On the frontend I was exploring things like:

  • React
  • Framer Motion
  • CSS modules
  • Component structure
  • Clean architecture for UI (like atomic “design+architecture” structure)

Over time I upgraded everything like crazy.

I replaced static images with real-time rendered 3D models using Three.js.
I started thinking more like an engineer building systems — not just pages.

This site became my personal R&D lab.


Migrating to Remix

At one point, I realized:

  • I need MDX for articles
  • I need better routing
  • I need better performance
  • I need cleaner transitions
  • I need a more web-standard framework

I studied frameworks: Next.js, Astro, Vite, Parcel…

But Remix matched my brain:

  • real routing
  • incredible data loading
  • first-class CSS modules
  • view transitions API built-in
  • no hacky rendering
  • simple mental model
  • performs like native web
  • powerful enough for full-stack work

So I rebuilt the entire site using Remix.

What changed?

  • Full MDX support for posts like this one
  • Cleaner animations using the View Transitions API
  • Vanilla CSS with PostCSS + CSS modules
  • A simpler architecture
  • 3D rendering using Three.js + three-stdlib
  • Faster build times
  • Proper theme handling without hacks

It honestly felt like upgrading from a “good project”…
to a real architected system.


Challenges Along The Way

1. Animated route transitions

Frameworks tend to remove old page styles instantly.

But Remix + view transitions solved it with zero hacks.

2. Scroll restoration

Remix handles it properly now.
No more fighting browser behavior.


Looking Back, Looking Forward

This project became my personal playground —
where UI design meets backend architecture.

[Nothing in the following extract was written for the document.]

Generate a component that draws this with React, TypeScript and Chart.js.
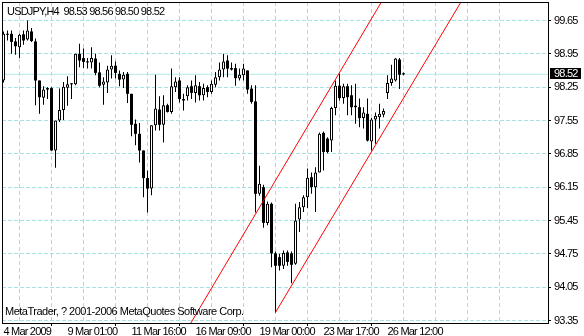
import React, { useEffect, useRef } from 'react';
import { Chart, registerables } from 'chart.js';

Chart.register(...registerables);

const symbolTitle = 'USDJPY,H4  98.53 98.56 98.50 98.52';
const copyrightText = 'MetaTrader, ? 2001-2006 MetaQuotes Software Corp.';

const opens = [
  98.39, 99.37, 99.37, 99.21, 99.09, 99.36, 99.25, 99.42, 99.21, 98.39,
  98.03, 98.23, 98.23, 96.92, 97.55, 97.77, 98.24, 98.32, 98.31, 98.95,
  98.86, 98.78, 98.77, 98.85, 98.56, 98.30, 98.35, 98.62, 98.70, 98.53,
  98.41, 98.53, 98.11, 97.48, 97.27, 96.92, 96.34, 96.12, 97.45, 97.78,
  97.46, 97.87, 97.73, 98.25, 98.39, 98.00, 98.06, 98.27, 98.13, 98.27,
  98.08, 98.25, 98.15, 98.30, 98.46, 98.62, 98.81, 98.65, 98.65, 98.43,
  98.50, 98.60, 98.22, 97.95, 96.01, 96.15, 95.40, 95.80, 94.76, 94.68,
  94.50, 94.78, 94.76, 94.54, 95.47, 95.73, 95.94, 96.36, 96.15, 96.46,
  97.29, 97.17, 97.13, 97.81, 98.28, 98.02, 98.27, 98.08, 97.86, 97.83,
  97.60, 97.69, 97.11, 97.57, 97.62, 97.67, 98.13, 98.34, 98.39, 98.83,
  98.53,
];
const highs = [
  99.42, 99.44, 99.44, 99.28, 99.37, 99.44, 99.65, 99.49, 99.27, 98.39,
  98.27, 98.25, 98.25, 97.55, 98.22, 98.36, 98.48, 98.33, 98.95, 99.16,
  99.06, 98.86, 99.09, 98.95, 98.77, 98.46, 98.70, 98.92, 98.79, 98.60,
  98.57, 98.57, 98.11, 97.57, 97.50, 96.92, 96.50, 97.45, 98.51, 98.06,
  98.08, 97.90, 98.64, 98.46, 98.46, 98.11, 98.29, 98.39, 98.50, 98.36,
  98.32, 98.29, 98.39, 98.57, 98.77, 98.95, 98.92, 98.77, 98.74, 98.64,
  98.74, 98.60, 98.29, 98.29, 96.60, 96.20, 95.85, 95.83, 94.80, 94.75,
  94.82, 94.82, 94.80, 95.80, 95.84, 95.98, 96.54, 96.46, 96.57, 97.30,
  97.32, 97.20, 97.84, 98.39, 98.53, 98.32, 98.32, 98.29, 98.32, 98.01,
  97.83, 98.01, 97.60, 97.72, 97.90, 97.80, 98.50, 98.72, 98.86, 98.86,
  98.56,
];
const lows = [
  98.35, 99.23, 98.95, 98.93, 98.86, 99.14, 99.23, 99.20, 97.87, 97.69,
  97.88, 98.00, 96.92, 96.56, 97.52, 97.56, 97.86, 98.00, 98.29, 98.67,
  98.65, 98.64, 98.64, 98.50, 98.25, 97.88, 98.13, 98.43, 98.43, 98.27,
  98.23, 97.92, 97.22, 97.03, 96.67, 95.94, 95.62, 95.98, 97.34, 97.34,
  97.09, 97.72, 97.69, 98.15, 97.93, 97.76, 97.97, 98.00, 97.93, 97.97,
  97.97, 98.04, 98.11, 98.25, 98.39, 98.46, 98.46, 98.60, 98.28, 98.39,
  98.39, 98.11, 97.90, 95.62, 95.97, 95.30, 95.35, 94.47, 93.52, 94.40,
  94.43, 94.50, 94.13, 94.52, 95.21, 95.63, 95.71, 96.01, 95.63, 96.46,
  96.50, 96.86, 96.89, 97.66, 97.97, 97.90, 97.66, 97.66, 97.48, 97.41,
  97.38, 97.11, 96.92, 97.06, 97.38, 97.62, 98.00, 98.28, 98.37, 98.21,
  98.50,
];
const closes = [
  99.37, 99.35, 99.20, 99.11, 99.35, 99.23, 99.44, 99.22, 98.39, 98.04,
  98.20, 98.20, 96.92, 97.55, 97.77, 98.26, 98.31, 98.31, 98.95, 98.81,
  98.78, 98.77, 98.86, 98.55, 98.28, 98.37, 98.62, 98.70, 98.55, 98.41,
  98.51, 98.11, 97.46, 97.27, 96.92, 96.34, 96.12, 97.45, 97.80, 97.46,
  97.87, 97.73, 98.27, 98.37, 98.00, 97.97, 98.25, 98.13, 98.29, 98.08,
  98.23, 98.15, 98.32, 98.46, 98.62, 98.79, 98.64, 98.62, 98.44, 98.51,
  98.64, 98.20, 97.94, 96.01, 96.22, 95.40, 95.80, 94.76, 94.50, 94.50,
  94.77, 94.58, 94.52, 95.45, 95.73, 95.94, 96.35, 96.15, 96.46, 97.27,
  96.89, 96.89, 97.81, 98.28, 98.02, 98.27, 98.04, 97.83, 97.83, 97.60,
  97.72, 97.13, 97.57, 97.65, 97.69, 97.75, 98.34, 98.43, 98.85, 98.51,
  98.52,
];

const yTickValues = [93.35, 94.05, 94.75, 95.45, 96.15, 96.85, 97.55, 98.25, 98.95, 99.65];
const xGridBars = [0, 8, 16, 24, 32, 40, 48, 56, 64, 72, 80, 88, 96, 104, 112, 120, 128, 136];
const xLabelBars = [0, 16, 32, 48, 64, 80, 96];
const xLabelTexts = ['4 Mar 2009', '9 Mar 01:00', '11 Mar 16:00', '16 Mar 09:00', '19 Mar 00:00', '23 Mar 17:00', '26 Mar 12:00'];

const upperChannel = [{ x: 40, y: 92.33 }, { x: 100, y: 100.82 }];
const lowerChannel = [{ x: 68, y: 93.52 }, { x: 120, y: 100.83 }];
const currentPrice = 98.52;
const priceLine = [{ x: -2, y: currentPrice }, { x: 140, y: currentPrice }];

const FONT = "'Liberation Sans Narrow', 'Liberation Sans', Arial, sans-serif";
const TIGHT = '-0.8px';

function setSpacing(ctx: any, v: string) {
  try {
    ctx.letterSpacing = v;
  } catch (e) {
    /* ignore */
  }
}

export default function App() {
  const ref = useRef<HTMLCanvasElement>(null);

  useEffect(() => {
    document.body.style.margin = '0';
    const canvas = ref.current;
    if (!canvas) return;

    const wickData = highs.map((h, i) => ({ x: i, y: [lows[i], h] }));
    const bodyData = opens.map((o, i) => ({ x: i, y: [o, closes[i]] }));
    const bodyFill = opens.map((o, i) => (closes[i] >= o ? '#ffffff' : '#000000'));
    const bodyBorder = opens.map((o, i) => (closes[i] >= o ? 1 : 0));

    const overlay = {
      id: 'mtOverlay',
      beforeDraw(chart: any) {
        setSpacing(chart.ctx, TIGHT);
      },
      afterDraw(chart: any) {
        const ctx = chart.ctx;
        const ya = chart.scales.y;
        ctx.save();
        ctx.strokeStyle = '#000';
        ctx.lineWidth = 1;
        ctx.setLineDash([]);
        const a = chart.chartArea;
        ctx.strokeRect(a.left + 0.5, a.top + 0.5, a.right - a.left, a.bottom - a.top);
        ctx.font = `11px ${FONT}`;
        ctx.fillStyle = '#000';
        ctx.textBaseline = 'alphabetic';
        ctx.textAlign = 'left';
        setSpacing(ctx, TIGHT);
        ctx.fillText(symbolTitle, 7, 15);
        setSpacing(ctx, '-0.5px');
        ctx.fillText(copyrightText, 5, 315);
        setSpacing(ctx, TIGHT);
        const py = ya.getPixelForValue(currentPrice);
        ctx.fillStyle = '#000';
        ctx.fillRect(a.right + 2, Math.round(py) - 6, 31, 11);
        ctx.fillStyle = '#fff';
        ctx.textBaseline = 'middle';
        ctx.fillText(currentPrice.toFixed(2), a.right + 6, py);
        ctx.restore();
      },
    };

    const chart = new Chart(canvas, {
      type: 'bar',
      data: {
        datasets: [
          {
            type: 'line',
            data: priceLine,
            borderColor: '#b4e8e8',
            borderWidth: 1,
            pointRadius: 0,
            fill: false,
            order: 10,
            clip: 0,
          } as any,
          {
            type: 'bar',
            data: wickData,
            backgroundColor: '#000',
            borderWidth: 0,
            barThickness: 1,
            grouped: false,
            inflateAmount: 0,
            order: 5,
          } as any,
          {
            type: 'bar',
            data: bodyData,
            backgroundColor: bodyFill,
            borderColor: '#000',
            borderWidth: bodyBorder,
            borderSkipped: false,
            barThickness: 3,
            minBarLength: 1,
            grouped: false,
            inflateAmount: 0,
            order: 4,
          } as any,
          {
            type: 'line',
            data: upperChannel,
            borderColor: '#ff0000',
            borderWidth: 1,
            pointRadius: 0,
            fill: false,
            order: 1,
            clip: 0,
          } as any,
          {
            type: 'line',
            data: lowerChannel,
            borderColor: '#ff0000',
            borderWidth: 1,
            pointRadius: 0,
            fill: false,
            order: 1,
            clip: 0,
          } as any,
        ],
      },
      options: {
        responsive: false,
        animation: false,
        devicePixelRatio: 1,
        events: [],
        layout: { padding: { left: 2, top: 2, right: 0, bottom: 0 } },
        plugins: { legend: { display: false }, tooltip: { enabled: false }, title: { display: false } },
        scales: {
          x: {
            type: 'linear',
            min: -0.375,
            max: 136.125,
            offset: false,
            afterBuildTicks: (s: any) => {
              s.ticks = xGridBars.map((v) => ({ value: v }));
            },
            afterFit: (s: any) => {
              s.height = 13;
              s.paddingLeft = 0;
              s.paddingRight = 0;
            },
            ticks: {
              autoSkip: false,
              maxRotation: 0,
              minRotation: 0,
              align: 'start',
              padding: -1,
              color: '#000',
              font: { family: FONT, size: 11 },
              callback: (v: any) => {
                const k = xLabelBars.indexOf(Number(v));
                return k >= 0 ? xLabelTexts[k] : '';
              },
            },
            grid: {
              color: (ctx: any) => {
                const v = ctx.tick ? ctx.tick.value : -1;
                return v === 0 || v === 136 ? 'rgba(0,0,0,0)' : '#cccccc';
              },
              lineWidth: 1,
              tickLength: 3,
              tickColor: (ctx: any) => {
                const v = ctx.tick ? ctx.tick.value : -1;
                return xLabelBars.indexOf(v) >= 0 ? '#000' : 'rgba(0,0,0,0)';
              },
              tickBorderDash: [],
            },
            border: { display: false, dash: [4, 3] },
          },
          y: {
            type: 'linear',
            position: 'right',
            min: 93.2975,
            max: 100.0385,
            afterBuildTicks: (s: any) => {
              s.ticks = yTickValues.map((v) => ({ value: v }));
            },
            afterFit: (s: any) => {
              s.width = 36;
              s.paddingTop = 0;
              s.paddingBottom = 0;
            },
            ticks: {
              autoSkip: false,
              padding: 3,
              color: '#000',
              font: { family: FONT, size: 11 },
              callback: (v: any) => Number(v).toFixed(2),
            },
            grid: {
              color: '#a6e2e2',
              lineWidth: 1,
              tickLength: 3,
              tickColor: '#000',
              tickBorderDash: [],
            },
            border: { display: false, dash: [4, 2] },
          },
        },
      } as any,
      plugins: [overlay],
    });

    return () => chart.destroy();
  }, []);

  return (
    <div style={{ width: 584, height: 336, background: '#fff' }}>
      <canvas ref={ref} width={584} height={336} style={{ display: 'block' }} />
    </div>
  );
}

People often think portfolio sites are simple.
Mine isn’t.
It’s where I experiment with:

  • motion systems
  • layout engines
  • 3D rendering
  • MDX pipelines
  • full-stack Remix
  • UI architecture
  • performance patterns
  • accessibility
  • microservice-thinking applied to frontend

My goal was to build something that represents both sides of who I am:

  • Designer → clean UI, strong UX, emotional detail
  • Engineer → scalable structure, optimized builds, system thinking

And in the future?

I want to push it further — integrate more:

  • scroll-driven animations
  • WebGL effects
  • even better C++/WebAssembly experiments
  • advanced architectural patterns
  • fully offline local AI tools
  • micro-interactions inspired by Apple-quality designs

This site is not “finished.”
It’s alive.
It evolves as I evolve.


Update: 2025

I simplified a lot of the older hacks:

  • Theming moved to cookies → no flash
  • View Transition API handles beautiful crossfades
  • MDX content generation is cleaner
  • CSS modules + PostCSS for nesting + custom media
  • Structure is more modular and architected
  • Better code split, better runtime
  • Dramatically improved build speed

Remix feels like the perfect balance of design freedom + engineering discipline — exactly the kind of craft I admire in the works of people like Jobs and Torvalds.

This portfolio will continue to grow with every skill I learn — UI, systems, C++, architecture, and everything in between.